After a night of off and on sleep we arise and go down to breakfast. Apparently the Radisson Blu is a destination for tour groups so they have to accommodate a great number of people for breakfast. The breakfast room is less than charming but the food is fine.
Our goal today is to see the Hanseatic Museum with its accompanying Assembly Halls and Fishery Museum. The sun is in and out early but as we start our walk towards the museum the rain comes and we are pretty much soaked by the time we get there. This is a scenario which plays out many times today. Sun then rain and over and over.
We buy the three part ticket which also gains us access to a bus that drives us to the Fish Museum which is our first stop. Inside we learn soooo much about fish and the Norway fishing industry. (See pictures for explanations) At the end we have a good discussion by the guy running the place about fishing but also about basketball. He was a great Celtic fan and as a youth mostly saw tapes from the 80’s about the team.
Then we hop back on the bus and go to the Schotstuene or assembly rooms and kitchen. Any place where there were open fires such as a cooking area or a place to stay warm were separated from living quarters for fear of fire. As is, Bergen burned down at least four or five times. The last big fire was in 1955. Most of the stuff that we are seeing are newer constructions from after the great fire of 1702.

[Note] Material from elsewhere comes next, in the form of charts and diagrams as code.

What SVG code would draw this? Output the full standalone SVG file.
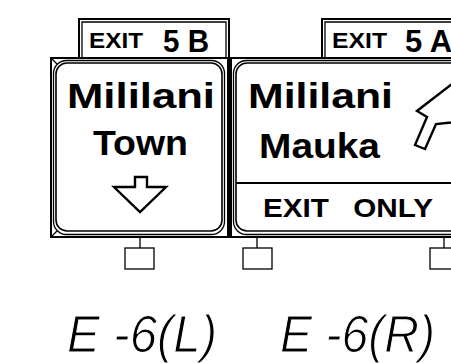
<svg xmlns="http://www.w3.org/2000/svg" width="451" height="363" viewBox="0 0 451 363">
<style>
.ln{fill:none;stroke:#000;stroke-width:2}
.thin{fill:none;stroke:#000;stroke-width:1.3}
.pan{fill:#fff;stroke:#000;stroke-width:1.6}
.b{font-family:"Liberation Sans",Arial,sans-serif;font-weight:bold;fill:#000}
.lab{font-family:"Liberation Sans",Arial,sans-serif;font-style:italic;fill:#000;stroke:#fff;stroke-width:1.1}
.arr{fill:#fff;stroke:#000;stroke-width:2.4;stroke-linejoin:miter}
</style>
<rect width="451" height="363" fill="#fff"/>
<g id="sign-left">
  <path class="ln" d="M79,58 V19 H229 V58"/>
  <path class="thin" d="M82,58 V22 H226 V58"/>
  <text class="b" x="89" y="48" font-size="22" textLength="54" lengthAdjust="spacingAndGlyphs">EXIT</text>
  <text class="b" x="163" y="52" font-size="31" textLength="46" lengthAdjust="spacingAndGlyphs">5 B</text>
  <rect class="ln" x="51" y="58" width="178" height="179"/>
  <rect class="thin" x="53.5" y="60.5" width="171" height="174" rx="13"/>
  <rect class="pan" x="56" y="63" width="166" height="168" rx="11"/>
  <path class="thin" d="M51,58 L57,64 M51,237 L57,231"/>
  <text class="b" x="67" y="108" font-size="35" textLength="148" lengthAdjust="spacingAndGlyphs">Mililani</text>
  <text class="b" x="93" y="155" font-size="35" textLength="95" lengthAdjust="spacingAndGlyphs">Town</text>
  <polygon class="arr" points="135,177 147,177 147,187 166,187 140,212 114,187 135,187"/>
</g>
<g id="sign-right">
  <path class="ln" d="M322,58 V19 H460"/>
  <path class="thin" d="M325,58 V22 H460"/>
  <text class="b" x="332" y="48" font-size="22" textLength="55" lengthAdjust="spacingAndGlyphs">EXIT</text>
  <text class="b" x="405" y="52" font-size="31">5 A</text>
  <path class="ln" d="M229,58 H460 M229,237 H460"/>
  <rect class="thin" x="233.5" y="60.5" width="240" height="174" rx="13"/>
  <rect class="pan" x="236" y="63" width="235" height="168" rx="11"/>
  <line x1="236" y1="183" x2="451" y2="183" stroke="#000" stroke-width="2"/>
  <text class="b" x="248" y="108" font-size="35" textLength="145" lengthAdjust="spacingAndGlyphs">Mililani</text>
  <text class="b" x="259" y="158" font-size="35" textLength="121" lengthAdjust="spacingAndGlyphs">Mauka</text>
  <text class="b" x="263" y="217" font-size="26" word-spacing="14" textLength="170" lengthAdjust="spacingAndGlyphs">EXIT ONLY</text>
  <polygon class="arr" points="415,145 425,149 436,124 455,122 452,84 417,111 427,117"/>
</g>
<g id="divider">
  <rect x="227" y="58" width="5" height="179" fill="#000"/>
</g>
<g id="connectors">
  <path class="thin" d="M140,237 V248 M257,237 V248 M444,237 V248"/>
</g>
<g id="posts">
  <rect class="thin" x="125" y="248" width="29" height="21"/>
  <rect class="thin" x="243" y="248" width="29" height="21"/>
  <rect class="thin" x="430" y="248" width="29" height="21"/>
</g>
<g id="labels">
  <text class="lab" x="67" y="352" font-size="52" textLength="150" lengthAdjust="spacingAndGlyphs">E -6(L)</text>
  <text class="lab" x="280" y="352" font-size="52" textLength="155" lengthAdjust="spacingAndGlyphs">E -6(R)</text>
</g>
</svg>
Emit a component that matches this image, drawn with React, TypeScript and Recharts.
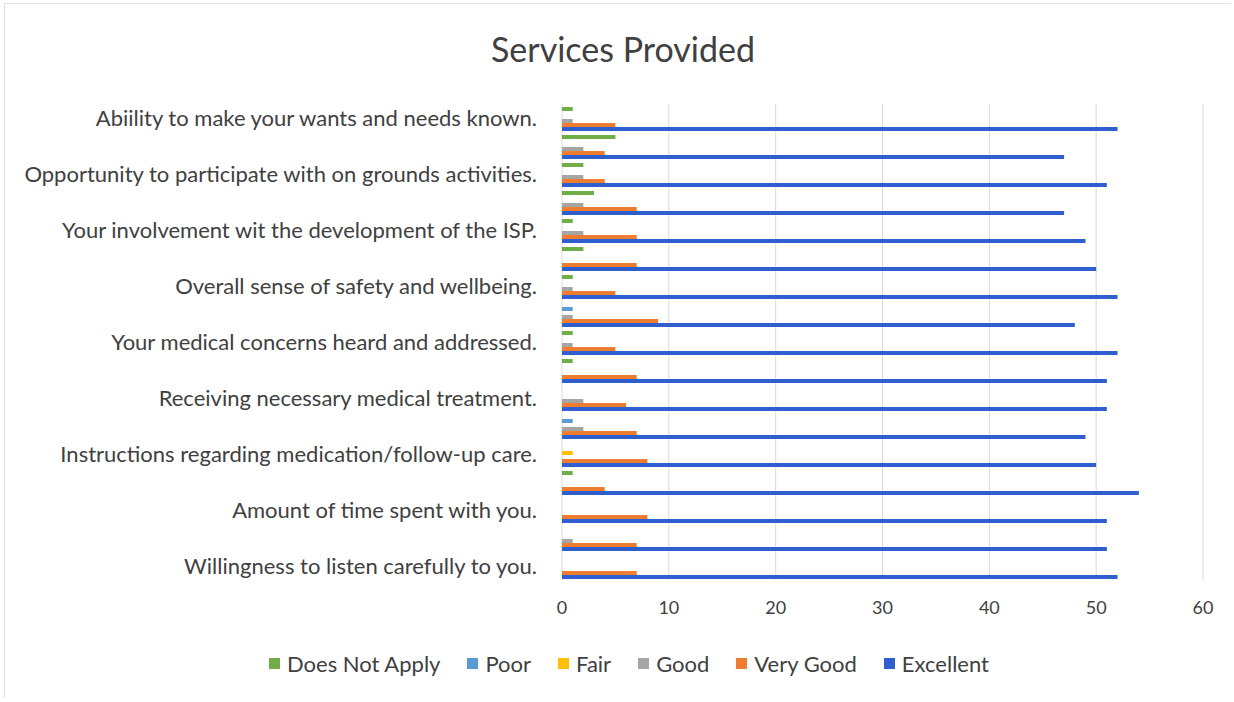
import { Bar, BarChart, CartesianGrid, Legend, XAxis, YAxis } from 'recharts';

const categories = [
  'Abiility to make your wants and needs known.',
  'Respect for your privacy.',
  'Opportunity to participate with on grounds activities.',
  'Opportunity to participate in off grounds activities.',
  'Your involvement wit the development of the ISP.',
  'Staff treat you with dignity and respect.',
  'Overall sense of safety and wellbeing.',
  'Ability to see a doctor when needed.',
  'Your medical concerns heard and addressed.',
  'Explanations of your medical condition.',
  'Receiving necessary medical treatment.',
  'Access to dental care.',
  'Instructions regarding medication/follow-up care.',
  'Courtesy shown to you.',
  'Amount of time spent with you.',
  'Staff answered your questions.',
  'Willingness to listen carefully to you.',
];

const doesNotApply = [1, 5, 2, 3, 1, 2, 1, 0, 1, 1, 0, 0, 0, 1, 0, 0, 0];
const poor = [0, 0, 0, 0, 0, 0, 0, 1, 0, 0, 0, 1, 0, 0, 0, 0, 0];
const fair = [0, 0, 0, 0, 0, 0, 0, 0, 0, 0, 0, 0, 1, 0, 0, 0, 0];
const good = [1, 2, 2, 2, 2, 0, 1, 1, 1, 0, 2, 2, 0, 0, 0, 1, 0];
const veryGood = [5, 4, 4, 7, 7, 7, 5, 9, 5, 7, 6, 7, 8, 4, 8, 7, 7];
const excellent = [52, 47, 51, 47, 49, 50, 52, 48, 52, 51, 51, 49, 50, 54, 51, 51, 52];

const xTicks = [0, 10, 20, 30, 40, 50, 60];

const series = [
  { key: 'doesNotApply', name: 'Does Not Apply', color: '#70AD47' },
  { key: 'poor', name: 'Poor', color: '#5B9BD5' },
  { key: 'fair', name: 'Fair', color: '#FFC000' },
  { key: 'good', name: 'Good', color: '#A5A5A5' },
  { key: 'veryGood', name: 'Very Good', color: '#ED7D31' },
  { key: 'excellent', name: 'Excellent', color: '#2F5FCF' },
];

const data = categories.map((name, i) => ({
  name,
  doesNotApply: doesNotApply[i],
  poor: poor[i],
  fair: fair[i],
  good: good[i],
  veryGood: veryGood[i],
  excellent: excellent[i],
}));

const FONT = 'Lato, sans-serif';
const TEXT = '#404040';

function LegendContent() {
  return (
    <div
      style={{
        height: 30,
        width: 1234,
        paddingLeft: 24,
        boxSizing: 'border-box',
        display: 'flex',
        justifyContent: 'center',
        alignItems: 'center',
        gap: 27,
        fontSize: 22,
        fontFamily: FONT,
        color: TEXT,
      }}
    >
      {series.map((s) => (
        <div key={s.key} style={{ display: 'flex', alignItems: 'center' }}>
          <span style={{ width: 11, height: 11, background: s.color, marginRight: 7, display: 'inline-block' }} />
          <span>{s.name}</span>
        </div>
      ))}
    </div>
  );
}

export default function App() {
  return (
    <div
      style={{
        position: 'absolute',
        left: 0,
        top: 0,
        width: 1234,
        height: 702,
        background: '#fff',
        fontFamily: FONT,
      }}
    >
      <div
        style={{
          position: 'absolute',
          left: 4,
          top: 3,
          width: 1226,
          height: 694,
          borderTop: '1px solid #e2e2e2',
          borderLeft: '1px solid #e2e2e2',
        }}
      />
      <div
        style={{
          position: 'absolute',
          top: 28,
          left: 0,
          width: 1246,
          textAlign: 'center',
          fontSize: 34,
          color: TEXT,
        }}
      >
        Services Provided
      </div>
      <BarChart
        width={1234}
        height={702}
        layout="vertical"
        data={data}
        margin={{ top: 104, right: 31, bottom: 0, left: 20 }}
        barCategoryGap={3}
        barGap={0}
        style={{ position: 'absolute', left: 0, top: 0 }}
      >
        <CartesianGrid horizontal={false} stroke="#d9d9d9" />
        <XAxis
          type="number"
          domain={[0, 60]}
          ticks={xTicks}
          axisLine={false}
          tickLine={false}
          tickMargin={15}
          height={92}
          tick={{ fill: TEXT, fontSize: 18, fontFamily: FONT }}
        />
        <YAxis
          type="category"
          dataKey="name"
          width={542}
          interval={1}
          axisLine={false}
          tickLine={false}
          tickSize={0}
          tickMargin={25}
          tick={{ fill: TEXT, fontSize: 22, fontFamily: FONT }}
        />
        <Legend
          verticalAlign="bottom"
          content={<LegendContent />}
          wrapperStyle={{ bottom: 24, left: 0, width: 1234 }}
        />
        {series.map((s) => (
          <Bar key={s.key} dataKey={s.key} name={s.name} fill={s.color} isAnimationActive={false} />
        ))}
      </BarChart>
    </div>
  );
}
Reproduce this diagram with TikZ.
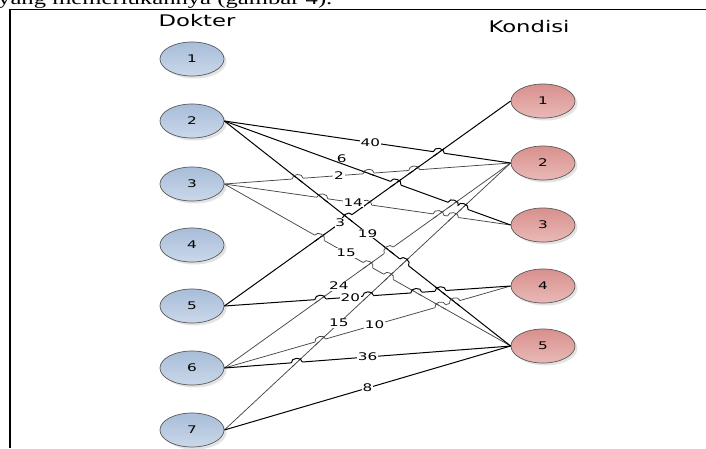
\documentclass[tikz,border=0pt]{standalone}
\usepackage{fontspec}
\setmainfont{DejaVu Sans}
\newfontfamily\serifbody{Liberation Serif}
\usetikzlibrary{shapes.geometric,shadows,intersections,calc}
\definecolor{bluetop}{HTML}{A8BDD9}
\definecolor{bluebot}{HTML}{CAD8EA}
\definecolor{redtop}{HTML}{D8908D}
\definecolor{redbot}{HTML}{E9B9B6}
\definecolor{rim}{HTML}{5A5A5A}
\definecolor{edgegray}{HTML}{474747}
\newcommand\widetxt[2][1.45]{\scalebox{#1}[1]{#2}}
\tikzset{
  basenode/.style={ellipse, minimum width=64pt, minimum height=34pt, inner sep=0pt,
    draw=rim, line width=0.7pt, font=\fontsize{10.5}{11}\selectfont,
    drop shadow={opacity=0.22, shadow xshift=2.5pt, shadow yshift=-2.5pt}},
  dnode/.style={basenode, top color=bluetop, bottom color=bluebot},
  knode/.style={basenode, top color=redtop, bottom color=redbot},
  heavy/.style={draw=black, line width=1pt},
  light/.style={draw=edgegray, line width=0.75pt},
  elabel/.style={fill=white, inner sep=0.8pt, font=\fontsize{10.5}{11}\selectfont},
  header/.style={font=\fontsize{16}{18}\selectfont, inner sep=0pt},
  sA/.style={heavy}, sB/.style={heavy}, sC/.style={heavy}, sD/.style={light},
  sE/.style={light}, sF/.style={light}, sG/.style={heavy}, sH/.style={heavy},
  sI/.style={light}, sJ/.style={light}, sK/.style={heavy}, sM/.style={light},
  sN/.style={heavy}
}
% line #1 jumps over line #2 where they cross
\newcommand\hop[2]{%
  \path[name intersections={of=e#1 and e#2, by=hx}];
  \coordinate (ha) at ($(hx)!5.5pt!(#10)$);
  \coordinate (hb) at ($(hx)!5.5pt!(#11)$);
  \draw[white, line width=2.2pt] (ha) -- (hb);
  \draw[s#2] ($(hx)!6.5pt!(#20)$) -- ($(hx)!6.5pt!(#21)$);
  \draw[s#1] (ha) .. controls ($(ha)!5.5pt!90:(hx)$) and ($(hb)!5.5pt!-90:(hx)$) .. (hb);
}
\begin{document}
\begin{tikzpicture}[x=1pt, y=-1pt]
\useasboundingbox (0,0) rectangle (706,448);
% cropped caption line and frame
\node[anchor=base west, inner sep=0pt, font=\serifbody\fontsize{18}{20}\selectfont] (cap) at (-2,4.5)
  {\widetxt[1.37]{yang memerlukannya (gambar 4).}};
\draw[line width=1.3pt] (10,448) -- (10,9.5) -- (706,9.5);
% headers
\node[header] (hd) at (197,21) {\widetxt[1.42]{Dokter}};
\node[header] (hk) at (529,27) {\widetxt[1.42]{Kondisi}};
% Dokter nodes
\node[dnode] (L1) at (192,59)  {\widetxt{1}};
\node[dnode] (L2) at (192,121) {\widetxt{2}};
\node[dnode] (L3) at (192,184) {\widetxt{3}};
\node[dnode] (L4) at (192,245) {\widetxt{4}};
\node[dnode] (L5) at (192,306) {\widetxt{5}};
\node[dnode] (L6) at (192,368) {\widetxt{6}};
\node[dnode] (L7) at (192,430) {\widetxt{7}};
% Kondisi nodes
\node[knode] (R1) at (543,101) {\widetxt{1}};
\node[knode] (R2) at (543,163) {\widetxt{2}};
\node[knode] (R3) at (543,225) {\widetxt{3}};
\node[knode] (R4) at (543,286) {\widetxt{4}};
\node[knode] (R5) at (543,346) {\widetxt{5}};
% connector ends
\coordinate (A0) at (L2.east); \coordinate (A1) at (R2.west);
\coordinate (B0) at (L2.east); \coordinate (B1) at (R3.west);
\coordinate (C0) at (L2.east); \coordinate (C1) at (R5.west);
\coordinate (D0) at (L3.east); \coordinate (D1) at (R2.west);
\coordinate (E0) at (L3.east); \coordinate (E1) at (R3.west);
\coordinate (F0) at (L3.east); \coordinate (F1) at (R5.west);
\coordinate (G0) at (L5.east); \coordinate (G1) at (R1.west);
\coordinate (H0) at (L5.east); \coordinate (H1) at (R4.west);
\coordinate (I0) at (L6.east); \coordinate (I1) at (R2.west);
\coordinate (J0) at (L6.east); \coordinate (J1) at (R4.west);
\coordinate (K0) at (L6.east); \coordinate (K1) at (R5.west);
\coordinate (M0) at (L7.east); \coordinate (M1) at (R2.west);
\coordinate (N0) at (L7.east); \coordinate (N1) at (R5.west);
% connectors
\draw[sD, name path=eD] (L3.east) -- (R2.west);
\draw[sE, name path=eE] (L3.east) -- (R3.west);
\draw[sF, name path=eF] (L3.east) -- (R5.west);
\draw[sI, name path=eI] (L6.east) -- (R2.west);
\draw[sJ, name path=eJ] (L6.east) -- (R4.west);
\draw[sM, name path=eM] (L7.east) -- (R2.west);
\draw[sA, name path=eA] (L2.east) -- (R2.west);
\draw[sB, name path=eB] (L2.east) -- (R3.west);
\draw[sC, name path=eC] (L2.east) -- (R5.west);
\draw[sG, name path=eG] (L5.east) -- (R1.west);
\draw[sH, name path=eH] (L5.east) -- (R4.west);
\draw[sK, name path=eK] (L6.east) -- (R5.west);
\draw[sN, name path=eN] (L7.east) -- (R5.west);
% line jumps
\hop{A}{G} \hop{D}{B} \hop{B}{G} \hop{B}{I} \hop{B}{M}
\hop{D}{C} \hop{E}{C} \hop{G}{C} \hop{H}{C} \hop{I}{C}
\hop{J}{C} \hop{C}{M} \hop{D}{G} \hop{E}{G} \hop{E}{I}
\hop{E}{M} \hop{F}{G} \hop{H}{F} \hop{F}{I} \hop{J}{F}
\hop{F}{M} \hop{H}{I} \hop{H}{M} \hop{J}{M} \hop{K}{M}
% labels
\path (L2.east) -- (R2.west) node[elabel, pos=0.51] (w22) {\widetxt{40}};
\path (L2.east) -- (R3.west) node[elabel, fill=none, pos=0.41, yshift=5pt] (w23) {\widetxt{6}};
\path (L2.east) -- (R5.west) node[elabel, pos=0.50] (w25) {\widetxt{19}};
\path (L3.east) -- (R2.west) node[elabel, pos=0.40] (w32) {\widetxt{2}};
\path (L3.east) -- (R3.west) node[elabel, pos=0.45] (w33) {\widetxt{14}};
\path (L3.east) -- (R5.west) node[elabel, pos=0.425] (w35) {\widetxt{15}};
\path (L5.east) -- (R1.west) node[elabel, pos=0.405] (w51) {\widetxt{3}};
\path (L5.east) -- (R4.west) node[elabel, pos=0.44] (w54) {\widetxt{20}};
\path (L6.east) -- (R2.west) node[elabel, pos=0.40] (w62) {\widetxt{24}};
\path (L6.east) -- (R4.west) node[elabel, pos=0.525] (w64) {\widetxt{10}};
\path (L6.east) -- (R5.west) node[elabel, pos=0.50] (w65) {\widetxt{36}};
\path (L7.east) -- (R2.west) node[elabel, pos=0.40] (w72) {\widetxt{15}};
\path (L7.east) -- (R5.west) node[elabel, pos=0.50] (w75) {\widetxt{8}};
\end{tikzpicture}
\end{document}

We wander by an older church and think about going in but there seems to be some sort of ceremony going on so we have to take a pass and decide to have lunch instead. Our lunch is at Bryggeloftet & Stuene which is supposed to have authentic Norwegian food. We order fish soup and beer. It is good and satisfying on this cold-ish rainy day. Highs are only in the low 50s!
After lunch we finish up at the Hanseatic Museum where we learn all about trade in Northern Europe starting in the 1300s and lasting until the 1700s. It was exclusively a German affair. The Hanseatic area was an enclave within Bergen where only German men could live and they had to stay separate from the Norwegians. They controlled the trade of cod and cod by-products which were shipped in from the far North and then sorted and graded in Bergen. We see a reproduction of their living quarters and there is a lot of info about cod or “stockfish” and cod liver’s oil, a valuable commondity for lighting lamps. In some areas of the Hanseatic museum, as was true in the Fish museum, there is a lingering odor of fish.
Now it is almost 3PM and I am really tired. We go back to the room where I am pretty much zonked out until 6PM. Then we watch a little television and catch up on the news before heading down to the bar for a drink and a little light dinner. Here we meet fellow cruising people. They talk to us some. They seem nice, probably a lot nicer than we seem. Anyway we split a hamburger and exit dinner around 9:45PM. It has been a really full day!